Studio album by Alejandra Guzmán
- Released: April 4, 2006
- Genre: Pop
- Label: RCA; Sony BMG;
- Producer: Loris Ceroni

Alejandra Guzmán chronology
| Lipstick (2004) | Indeleble (2006) | Fuerza (2007) |

= Indeleble =

Indeleble (Indelibre) is the eleventh studio album by Mexican singer Alejandra Guzmán. It was released on April 4, 2006 by RCA and Sony BMG. The album was produced by Loris Ceroni and features songs written by Mario Domm, lead singer of the Mexican group Camila and Kalimba.

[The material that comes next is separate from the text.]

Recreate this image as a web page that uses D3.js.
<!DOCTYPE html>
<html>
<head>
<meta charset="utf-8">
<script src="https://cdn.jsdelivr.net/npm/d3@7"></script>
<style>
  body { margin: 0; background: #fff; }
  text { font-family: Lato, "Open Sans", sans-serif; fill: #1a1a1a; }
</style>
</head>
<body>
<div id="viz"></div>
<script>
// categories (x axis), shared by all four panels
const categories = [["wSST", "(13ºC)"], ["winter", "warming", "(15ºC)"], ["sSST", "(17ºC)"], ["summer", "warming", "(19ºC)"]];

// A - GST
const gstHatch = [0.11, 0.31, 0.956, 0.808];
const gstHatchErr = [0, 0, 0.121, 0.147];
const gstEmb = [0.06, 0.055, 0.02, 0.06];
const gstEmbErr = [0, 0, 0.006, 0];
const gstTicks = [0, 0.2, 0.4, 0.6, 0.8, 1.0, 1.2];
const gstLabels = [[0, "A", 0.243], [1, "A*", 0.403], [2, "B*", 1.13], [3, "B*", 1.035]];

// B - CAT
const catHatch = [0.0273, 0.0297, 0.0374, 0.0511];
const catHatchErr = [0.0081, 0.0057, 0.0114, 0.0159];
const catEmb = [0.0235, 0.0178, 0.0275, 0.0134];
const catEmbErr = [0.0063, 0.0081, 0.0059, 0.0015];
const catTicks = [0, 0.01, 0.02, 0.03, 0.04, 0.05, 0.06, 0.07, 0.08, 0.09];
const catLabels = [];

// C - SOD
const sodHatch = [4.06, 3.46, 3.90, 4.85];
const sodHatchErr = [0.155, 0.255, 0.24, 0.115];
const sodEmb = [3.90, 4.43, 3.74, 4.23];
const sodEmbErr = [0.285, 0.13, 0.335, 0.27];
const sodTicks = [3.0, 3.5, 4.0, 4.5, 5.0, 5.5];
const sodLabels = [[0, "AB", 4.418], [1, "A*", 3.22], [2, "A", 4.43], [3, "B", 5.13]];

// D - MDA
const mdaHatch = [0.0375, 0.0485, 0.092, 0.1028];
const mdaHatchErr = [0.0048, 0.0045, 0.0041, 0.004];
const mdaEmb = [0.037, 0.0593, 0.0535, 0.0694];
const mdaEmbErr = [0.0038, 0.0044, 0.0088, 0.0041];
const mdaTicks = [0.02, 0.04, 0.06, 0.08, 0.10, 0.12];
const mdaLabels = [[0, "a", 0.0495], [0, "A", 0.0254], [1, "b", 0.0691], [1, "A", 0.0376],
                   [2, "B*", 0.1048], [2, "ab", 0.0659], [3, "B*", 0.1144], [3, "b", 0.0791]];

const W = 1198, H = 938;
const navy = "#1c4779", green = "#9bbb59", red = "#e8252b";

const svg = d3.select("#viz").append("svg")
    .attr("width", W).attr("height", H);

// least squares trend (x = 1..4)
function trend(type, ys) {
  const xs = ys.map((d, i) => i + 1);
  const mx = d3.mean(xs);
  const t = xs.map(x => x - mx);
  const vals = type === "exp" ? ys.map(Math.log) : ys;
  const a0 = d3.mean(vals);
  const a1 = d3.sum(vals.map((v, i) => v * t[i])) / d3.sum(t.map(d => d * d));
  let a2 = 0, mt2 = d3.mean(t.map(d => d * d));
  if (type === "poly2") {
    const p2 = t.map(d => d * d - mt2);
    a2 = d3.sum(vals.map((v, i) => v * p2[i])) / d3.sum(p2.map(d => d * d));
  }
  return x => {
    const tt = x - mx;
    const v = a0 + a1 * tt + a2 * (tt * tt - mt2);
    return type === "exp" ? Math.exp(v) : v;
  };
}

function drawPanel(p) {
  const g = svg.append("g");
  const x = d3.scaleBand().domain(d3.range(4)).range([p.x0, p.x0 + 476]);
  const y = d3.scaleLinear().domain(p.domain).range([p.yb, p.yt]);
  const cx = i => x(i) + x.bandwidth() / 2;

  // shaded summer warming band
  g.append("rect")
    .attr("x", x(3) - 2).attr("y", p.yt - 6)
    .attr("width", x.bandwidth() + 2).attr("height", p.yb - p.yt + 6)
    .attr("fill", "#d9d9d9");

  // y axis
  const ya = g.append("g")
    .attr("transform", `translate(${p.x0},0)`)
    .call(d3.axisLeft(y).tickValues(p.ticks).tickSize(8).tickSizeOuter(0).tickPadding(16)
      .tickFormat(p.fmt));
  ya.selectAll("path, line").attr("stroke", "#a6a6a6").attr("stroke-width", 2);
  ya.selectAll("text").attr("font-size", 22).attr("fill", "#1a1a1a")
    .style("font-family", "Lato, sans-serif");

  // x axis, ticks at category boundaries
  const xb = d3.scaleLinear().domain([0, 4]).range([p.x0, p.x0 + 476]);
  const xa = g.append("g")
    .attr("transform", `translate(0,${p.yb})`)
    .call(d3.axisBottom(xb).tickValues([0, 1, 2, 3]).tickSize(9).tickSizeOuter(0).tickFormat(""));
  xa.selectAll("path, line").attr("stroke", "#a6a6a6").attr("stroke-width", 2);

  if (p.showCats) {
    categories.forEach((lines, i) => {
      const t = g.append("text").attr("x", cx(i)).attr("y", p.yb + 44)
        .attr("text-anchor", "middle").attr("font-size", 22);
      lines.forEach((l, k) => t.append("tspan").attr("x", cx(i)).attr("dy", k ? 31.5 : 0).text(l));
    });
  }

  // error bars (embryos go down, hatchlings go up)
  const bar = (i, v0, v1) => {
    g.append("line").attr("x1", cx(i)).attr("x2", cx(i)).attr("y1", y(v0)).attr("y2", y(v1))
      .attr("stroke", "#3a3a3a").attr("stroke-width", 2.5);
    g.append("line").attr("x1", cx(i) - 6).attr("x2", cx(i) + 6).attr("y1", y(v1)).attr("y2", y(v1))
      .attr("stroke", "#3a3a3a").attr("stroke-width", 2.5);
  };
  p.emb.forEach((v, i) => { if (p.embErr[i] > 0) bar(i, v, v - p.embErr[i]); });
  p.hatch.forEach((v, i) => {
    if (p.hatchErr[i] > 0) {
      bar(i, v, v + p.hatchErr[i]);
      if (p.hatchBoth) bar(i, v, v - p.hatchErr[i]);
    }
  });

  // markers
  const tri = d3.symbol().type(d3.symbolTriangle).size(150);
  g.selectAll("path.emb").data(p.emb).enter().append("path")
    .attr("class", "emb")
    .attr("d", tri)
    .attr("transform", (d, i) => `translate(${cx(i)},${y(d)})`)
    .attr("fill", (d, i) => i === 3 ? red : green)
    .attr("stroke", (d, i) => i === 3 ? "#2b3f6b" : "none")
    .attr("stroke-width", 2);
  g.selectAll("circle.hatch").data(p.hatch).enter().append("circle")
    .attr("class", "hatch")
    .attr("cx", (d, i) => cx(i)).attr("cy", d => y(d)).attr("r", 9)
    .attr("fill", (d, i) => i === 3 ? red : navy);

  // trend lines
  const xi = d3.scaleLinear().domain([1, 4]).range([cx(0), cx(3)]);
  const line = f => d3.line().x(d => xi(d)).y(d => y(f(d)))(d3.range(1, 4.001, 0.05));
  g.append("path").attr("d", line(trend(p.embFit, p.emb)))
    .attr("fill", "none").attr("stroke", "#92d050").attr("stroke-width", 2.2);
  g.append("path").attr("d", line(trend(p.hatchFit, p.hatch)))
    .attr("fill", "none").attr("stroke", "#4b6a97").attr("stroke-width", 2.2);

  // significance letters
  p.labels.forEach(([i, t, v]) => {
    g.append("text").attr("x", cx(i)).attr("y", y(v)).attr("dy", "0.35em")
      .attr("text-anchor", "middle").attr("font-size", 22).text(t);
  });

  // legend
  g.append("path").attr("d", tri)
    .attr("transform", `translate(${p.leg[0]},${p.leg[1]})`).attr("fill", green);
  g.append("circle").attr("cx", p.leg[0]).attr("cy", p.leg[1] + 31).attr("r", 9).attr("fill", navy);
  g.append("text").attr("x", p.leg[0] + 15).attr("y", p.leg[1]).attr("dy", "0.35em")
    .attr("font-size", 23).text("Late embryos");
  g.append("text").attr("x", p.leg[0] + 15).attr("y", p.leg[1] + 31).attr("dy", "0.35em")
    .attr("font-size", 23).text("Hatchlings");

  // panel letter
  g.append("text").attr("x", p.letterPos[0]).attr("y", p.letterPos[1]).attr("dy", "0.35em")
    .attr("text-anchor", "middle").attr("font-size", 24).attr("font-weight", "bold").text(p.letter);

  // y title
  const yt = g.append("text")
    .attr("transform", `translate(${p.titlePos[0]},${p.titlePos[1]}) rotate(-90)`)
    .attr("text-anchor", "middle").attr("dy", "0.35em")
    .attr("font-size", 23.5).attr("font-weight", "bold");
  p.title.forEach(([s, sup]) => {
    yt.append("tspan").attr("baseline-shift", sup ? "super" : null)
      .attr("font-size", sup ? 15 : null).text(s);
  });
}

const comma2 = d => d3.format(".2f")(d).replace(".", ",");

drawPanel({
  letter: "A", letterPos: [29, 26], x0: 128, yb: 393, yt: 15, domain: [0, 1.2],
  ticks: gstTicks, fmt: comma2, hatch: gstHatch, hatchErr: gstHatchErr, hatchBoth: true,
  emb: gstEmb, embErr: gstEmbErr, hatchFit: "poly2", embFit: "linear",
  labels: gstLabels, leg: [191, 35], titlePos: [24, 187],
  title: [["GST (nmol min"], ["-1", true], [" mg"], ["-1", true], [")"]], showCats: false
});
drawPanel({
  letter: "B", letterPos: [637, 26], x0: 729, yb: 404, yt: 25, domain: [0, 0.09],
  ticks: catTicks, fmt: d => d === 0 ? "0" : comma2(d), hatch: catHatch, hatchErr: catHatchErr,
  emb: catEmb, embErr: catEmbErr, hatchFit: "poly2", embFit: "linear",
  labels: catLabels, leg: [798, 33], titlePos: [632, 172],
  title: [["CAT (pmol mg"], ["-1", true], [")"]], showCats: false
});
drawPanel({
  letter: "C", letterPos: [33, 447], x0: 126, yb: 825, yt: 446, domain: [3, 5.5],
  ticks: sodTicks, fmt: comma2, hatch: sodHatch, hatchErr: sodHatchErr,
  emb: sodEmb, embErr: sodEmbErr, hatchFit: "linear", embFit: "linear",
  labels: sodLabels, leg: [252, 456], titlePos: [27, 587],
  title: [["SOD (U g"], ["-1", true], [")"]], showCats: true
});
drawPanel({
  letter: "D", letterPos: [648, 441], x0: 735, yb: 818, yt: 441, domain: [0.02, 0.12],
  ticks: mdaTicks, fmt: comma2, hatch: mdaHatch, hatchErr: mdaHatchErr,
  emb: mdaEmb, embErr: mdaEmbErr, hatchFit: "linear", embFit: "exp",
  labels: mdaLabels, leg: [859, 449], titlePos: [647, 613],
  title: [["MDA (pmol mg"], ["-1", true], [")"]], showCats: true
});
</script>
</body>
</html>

It is one of the best-reviewed albums on Guzman's career and also is the responsible for bringing her back to the top of the charts in Mexico. The album won the Best Album prize at the Oye Awards in Mexico. Also received two nominations for the Latin Grammy Awards of 2006 for Best Rock Solo Performance and Best Rock Song for the first single "Volverte a Amar", losing both to Gustavo Cerati.

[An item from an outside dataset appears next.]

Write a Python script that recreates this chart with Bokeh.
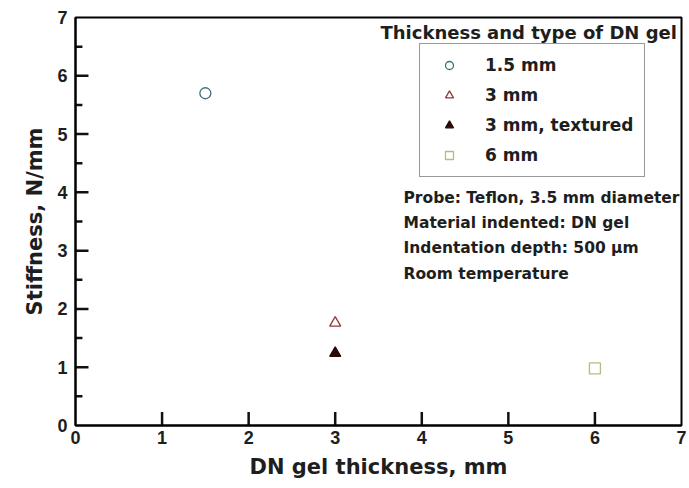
from bokeh.plotting import figure
from bokeh.models import Legend, LegendItem, Label, Range1d, FixedTicker, ColumnDataSource
from bokeh.embed import file_html
from bokeh.resources import INLINE

# data
series_names = ["1.5 mm", "3 mm", "3 mm, textured", "6 mm"]
thickness = [1.5, 3.0, 3.0, 6.0]
stiffness = [5.7, 1.76, 1.24, 0.98]
markers = ["circle", "triangle", "triangle", "square"]
line_colors = ["#3f6f78", "#8a3b3b", "#2a0808", "#b9bb7a"]
fill_colors = [None, None, "#2a0808", None]
x_ticks = [0, 1, 2, 3, 4, 5, 6, 7]
y_ticks = [0, 1, 2, 3, 4, 5, 6, 7]
y_minor = [0.5, 1.5, 2.5, 3.5, 4.5, 5.5, 6.5]
notes = ["Probe: Teflon, 3.5 mm diameter",
         "Material indented: DN gel",
         "Indentation depth: 500 \u00b5m",
         "Room  temperature"]
legend_title = "Thickness and type of DN gel"

FONT = "Liberation Sans"
WFONT = "DejaVu Sans"
TXT = "#1e1e1e"

p = figure(width=688, height=482, output_backend="svg", toolbar_location=None,
           x_range=Range1d(0, 7), y_range=Range1d(0, 7),
           min_border_left=75, min_border_right=7, min_border_top=17, min_border_bottom=57)
p.grid.visible = False
p.outline_line_color = "black"
p.outline_line_width = 2
p.background_fill_color = "white"

for ax in (p.xaxis[0], p.yaxis[0]):
    ax.axis_line_width = 2
    ax.major_tick_in = 0
    ax.major_tick_out = 0
    ax.minor_tick_in = 0
    ax.minor_tick_out = 0
    ax.major_label_text_font = FONT
    ax.major_label_text_font_style = "bold"
    ax.major_label_text_font_size = "18px"
    ax.major_label_text_color = TXT
    ax.axis_label_text_font = WFONT
    ax.axis_label_text_font_style = "bold"
    ax.axis_label_text_font_size = "21px"
    ax.axis_label_text_color = TXT

p.xaxis.ticker = FixedTicker(ticks=x_ticks)
p.yaxis.ticker = FixedTicker(ticks=y_ticks)
p.xaxis.major_label_standoff = 5
p.yaxis.major_label_standoff = 8
p.xaxis.axis_label = "DN gel thickness, mm"
p.yaxis.axis_label = "Stiffness, N/mm"
p.xaxis.axis_label_standoff = 8
p.yaxis.axis_label_standoff = 7

# inward tick marks, drawn at the tick values
xt = x_ticks[1:-1]
src_x = ColumnDataSource(dict(x0=xt, y0=[0.0] * len(xt), x1=xt, y1=[0.23] * len(xt)))
p.segment(x0="x0", y0="y0", x1="x1", y1="y1", source=src_x, line_color="#111111", line_width=2.5)
yt = y_ticks[1:-1]
src_y = ColumnDataSource(dict(x0=[0.0] * len(yt), y0=yt, x1=[0.15] * len(yt), y1=yt))
p.segment(x0="x0", y0="y0", x1="x1", y1="y1", source=src_y, line_color="#111111", line_width=2.5)
src_m = ColumnDataSource(dict(x0=[0.0] * len(y_minor), y0=y_minor, x1=[0.08] * len(y_minor), y1=y_minor))
p.segment(x0="x0", y0="y0", x1="x1", y1="y1", source=src_m, line_color="#111111", line_width=2.5)

items = []
for i in range(4):
    r = p.scatter([thickness[i]], [stiffness[i]], marker=markers[i], size=11,
                  line_color=line_colors[i], line_width=1.3,
                  fill_color=fill_colors[i], fill_alpha=1.0 if fill_colors[i] else 0)
    items.append(LegendItem(label=series_names[i], renderers=[r]))

legend = Legend(items=items, location=(344, 248),
                border_line_color="#333333", border_line_width=1.5,
                background_fill_alpha=1.0,
                label_text_font=WFONT, label_text_font_style="bold",
                label_text_font_size="17px", label_text_color=TXT,
                glyph_width=36, glyph_height=20, label_height=20,
                label_standoff=18, spacing=10, padding=11, margin=0)
p.add_layout(legend, "center")

p.add_layout(Label(x=305, y=393, x_units="screen", y_units="screen", text=legend_title,
                   text_font=WFONT, text_font_style="bold", text_font_size="18px",
                   text_color=TXT, text_baseline="middle"))

note_y = [228, 203, 178, 152]
for t, yy in zip(notes, note_y):
    p.add_layout(Label(x=328, y=yy, x_units="screen", y_units="screen", text=t,
                       text_font=WFONT, text_font_style="bold", text_font_size="15.5px",
                       text_color=TXT, text_baseline="middle",
                       background_fill_color="white" if yy == 228 else None))

open("out.html", "w").write(file_html(p, INLINE))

The album yielded a second single, "Quiero Estar Contigo" and the track "Necesito Amarme" was featured on the Mexican film Así del Precipicio.

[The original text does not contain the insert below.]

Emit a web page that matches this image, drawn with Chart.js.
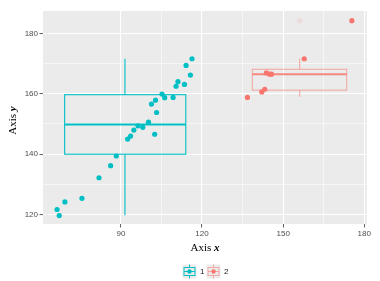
<!DOCTYPE html>
<html>
<head>
<meta charset="utf-8">
<script src="https://cdn.jsdelivr.net/npm/chart.js@4.4.1/dist/chart.umd.min.js"></script>
<style>
  html, body { margin: 0; padding: 0; background: #fff; }
</style>
</head>
<body>
<canvas id="chart" width="380" height="281"></canvas>
<script>
// group labels + colours
const groupLabels = ["1", "2"]
const teal = "#00BFC4"
const salmon = "#F8766D"

// points
const group1X = [116.3, 114.1, 115.7, 113.5, 110.4, 111.1, 105.2, 106.2, 109.3, 102.8, 101.3, 103.2, 100.2,
  98.1, 96.3, 94.8, 93.6, 92.5, 102.5, 88.3, 86.2, 81.9, 75.6, 69.3, 66.4, 67.2]
const group1Y = [171.6, 169.4, 166.2, 163.1, 162.5, 164.0, 159.9, 158.7, 158.8, 157.9, 156.6, 153.8, 150.6,
  148.9, 149.4, 148.0, 146.0, 145.0, 146.6, 139.4, 136.2, 132.2, 125.4, 124.2, 121.7, 119.7]
const group2X = [175.4, 157.8, 143.8, 145.0, 145.7, 143.2, 142.1, 136.8]
const group2Y = [184.2, 171.6, 166.9, 166.5, 166.5, 161.5, 160.6, 158.8]

// box summaries: [xmin, xmid, xmax, lower, q1, median, q3, upper]
const box1 = [69.2, 91.5, 114.0, 119.8, 140.0, 149.8, 159.7, 171.6]
const box2 = [138.6, 156.1, 173.5, 159.0, 161.2, 166.5, 168.1, 171.7]
const box2OutlierX = [156.1]
const box2OutlierY = [184.2]

// axes
const xTicks = [90, 105, 120, 135, 150, 165, 180]
const xMajor = [90, 120, 150, 180]
const yTicks = [120, 130, 140, 150, 160, 170, 180]
const yMajor = [120, 140, 160, 180]

const toPoints = (xs, ys) => xs.map((x, i) => ({ x: x, y: ys[i] }))

const panelBg = {
  id: "panelBg",
  beforeDraw(chart) {
    const { ctx, chartArea: { left, top, width, height } } = chart
    ctx.save()
    ctx.fillStyle = "#EBEBEB"
    ctx.fillRect(left, top, width, height)
    ctx.restore()
  }
}

function drawBox(chart, b, stroke, medianStroke) {
  const { ctx, scales: { x, y } } = chart
  const x0 = x.getPixelForValue(b[0]), xm = x.getPixelForValue(b[1]), x1 = x.getPixelForValue(b[2])
  const yLo = y.getPixelForValue(b[3]), yQ1 = y.getPixelForValue(b[4]), yMed = y.getPixelForValue(b[5])
  const yQ3 = y.getPixelForValue(b[6]), yHi = y.getPixelForValue(b[7])
  ctx.save()
  ctx.strokeStyle = stroke
  ctx.lineWidth = 1.1
  ctx.beginPath()
  ctx.moveTo(xm, yHi); ctx.lineTo(xm, yQ3)
  ctx.moveTo(xm, yQ1); ctx.lineTo(xm, yLo)
  ctx.stroke()
  ctx.strokeRect(x0, yQ3, x1 - x0, yQ1 - yQ3)
  ctx.strokeStyle = medianStroke
  ctx.lineWidth = 2
  ctx.beginPath()
  ctx.moveTo(x0, yMed); ctx.lineTo(x1, yMed)
  ctx.stroke()
  ctx.restore()
}

const boxes = {
  id: "boxes",
  beforeDatasetsDraw(chart) {
    drawBox(chart, box1, teal, teal)
    drawBox(chart, box2, "rgba(248,118,109,0.55)", "rgba(248,118,109,0.85)")
  }
}

// axis titles + legend (mixed fonts, so drawn by hand)
const extras = {
  id: "extras",
  afterDraw(chart) {
    const { ctx, chartArea: { left, right, top, bottom } } = chart
    ctx.save()
    ctx.fillStyle = "#000"
    ctx.textBaseline = "middle"
    const plain = "11px 'Liberation Serif'"
    const ital = "italic bold 11px 'Liberation Serif'"

    ctx.font = plain
    const w1 = ctx.measureText("Axis ").width
    ctx.font = ital
    const w2 = ctx.measureText("x").width
    let sx = (left + right) / 2 - (w1 + w2) / 2
    ctx.textAlign = "left"
    ctx.font = plain
    ctx.fillText("Axis ", sx, 248)
    ctx.font = ital
    ctx.fillText("x", sx + w1, 248)

    ctx.translate(13, (top + bottom) / 2 + 3)
    ctx.rotate(-Math.PI / 2)
    ctx.font = plain
    const h1 = ctx.measureText("Axis ").width
    ctx.font = ital
    const h2 = ctx.measureText("y").width
    sx = -(h1 + h2) / 2
    ctx.font = plain
    ctx.fillText("Axis ", sx, 0)
    ctx.font = ital
    ctx.fillText("y", sx + h1, 0)
    ctx.restore()

    // legend
    const keys = [{ x: 182.5, c: teal, box: teal }, { x: 206.5, c: salmon, box: "rgba(248,118,109,0.55)" }]
    ctx.save()
    keys.forEach((k, i) => {
      const ky = 264.5, size = 14
      ctx.fillStyle = "#EBEBEB"
      ctx.fillRect(k.x, ky, size, size)
      const cx = k.x + size / 2, cy = ky + size / 2
      ctx.strokeStyle = k.box
      ctx.lineWidth = 1
      ctx.strokeRect(k.x + 1.5, ky + 3, size - 3, size - 6)
      ctx.beginPath()
      ctx.moveTo(cx, ky); ctx.lineTo(cx, ky + 3)
      ctx.moveTo(cx, ky + size - 3); ctx.lineTo(cx, ky + size)
      ctx.moveTo(k.x + 1.5, cy); ctx.lineTo(k.x + size - 1.5, cy)
      ctx.stroke()
      ctx.fillStyle = k.c
      ctx.beginPath()
      ctx.arc(cx, cy, 2.2, 0, Math.PI * 2)
      ctx.fill()
      ctx.fillStyle = "#1a1a1a"
      ctx.font = "8px 'Liberation Sans'"
      ctx.textAlign = "left"
      ctx.textBaseline = "middle"
      ctx.fillText(groupLabels[i], k.x + size + 3.5, cy + 0.5)
    })
    ctx.restore()
  }
}

const gridOpts = (major) => ({
  color: "#FFFFFF",
  lineWidth: c => (c.tick && major.includes(c.tick.value)) ? 1.1 : 0.55,
  drawTicks: true,
  tickLength: 3.5,
  tickWidth: 0.8,
  tickColor: c => (c.tick && major.includes(c.tick.value)) ? "#333333" : "rgba(0,0,0,0)"
})

const tickFont = { family: "'Liberation Sans'", size: 8 }

new Chart(document.getElementById("chart"), {
  type: "scatter",
  data: {
    datasets: [
      { label: groupLabels[0], data: toPoints(group1X, group1Y), backgroundColor: teal, borderWidth: 0, pointRadius: 2.6 },
      { label: groupLabels[1], data: toPoints(group2X, group2Y), backgroundColor: salmon, borderWidth: 0, pointRadius: 2.6 },
      { label: "outlier", data: toPoints(box2OutlierX, box2OutlierY), backgroundColor: "rgba(248,118,109,0.12)", borderWidth: 0, pointRadius: 2.6 }
    ]
  },
  options: {
    responsive: false,
    animation: false,
    devicePixelRatio: 1,
    layout: { padding: { left: 0, right: 13, top: 11, bottom: 0 } },
    plugins: { legend: { display: false }, tooltip: { enabled: false } },
    scales: {
      x: {
        type: "linear",
        min: 61.2,
        max: 181,
        afterBuildTicks: s => { s.ticks = xTicks.map(v => ({ value: v })) },
        afterFit: s => { s.height = 57 },
        ticks: {
          autoSkip: false, maxRotation: 0, padding: 1.5, color: "#4D4D4D", font: tickFont,
          callback: v => xMajor.includes(v) ? String(v) : ""
        },
        grid: gridOpts(xMajor),
        border: { display: false }
      },
      y: {
        type: "linear",
        min: 116.9,
        max: 187.4,
        afterBuildTicks: s => { s.ticks = yTicks.map(v => ({ value: v })) },
        afterFit: s => { s.width = 43 },
        ticks: {
          autoSkip: false, padding: 1.5, color: "#4D4D4D", font: tickFont,
          callback: v => yMajor.includes(v) ? String(v) : ""
        },
        grid: gridOpts(yMajor),
        border: { display: false }
      }
    }
  },
  plugins: [panelBg, boxes, extras]
})
</script>
</body>
</html>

It reached platinum status in Mexico peaking at #1 in the charts. Also peaked at #21 on the Billboards Top Latin Albums chart and #22 on the Heatseekers survey.

==Track listing==

| No. | Title | Writer(s) | Length |
|---|---|---|---|
| 1. | "Quiero Estar Contigo" | Ettore Grenci, Alejandra Guzmán, Mario Domm | 03:38 |
| 2. | "Déjalo" | Erik Buffat, Oscar Schiebell, Loris Ceroni | 04:27 |
| 3. | "No Estoy Llorando" | Ettore Grenci, Kalimba | 03:03 |
| 4. | "Al Final De Cuentas" | Amerika, Luis Fernando Ochoa, Tommy Torres | 03:34 |
| 5. | "Volverte a Amar" | Alejandra Guzmán, Mario Domm | 03:41 |
| 6. | "Mujer" | Alejandra Guzmán, Jodi Marr, George Noriega | 03:42 |
| 7. | "Necesito Amarme" | Alejandra Guzmán, Mario Domm | 03:05 |
| 8. | "Tirando Piedras" | Alejandra Guzmán, Cesar Valle, Jodi Marr | 03:57 |
| 9. | "Marta" | Paty Cantú, Cesar Valle | 03:21 |
| 10. | "Bye Bye" | Claudia Brant | 03:52 |
| 11. | "Siénteme A Tu Lado" | Alejandra Guzmán, Rot Iavari, Luis Liranzo, Jodi Marr | 04:09 |

==Singles==

| # | Title |
|---|---|
| 1. | "Volverte a Amar" |
| 2. | "Quiero estar contigo" |
| 3. | "Mujer" |

==Charts==

| Chart (2007) | Peak position |
|---|---|
| Mexico Top 100 | 1 |
| U.S. Billboard Top Heatseekers | 21 |
| U.S. Billboard Top Latin Albums | 22 |
| U.S. Billboard Latin Pop Albums | 12 |

==Sales and certifications==

| Region | Certification | Certified units/sales |
| Mexico (AMPROFON) | Platinum | 100,000^{^} |
^{^} Shipments figures based on certification alone.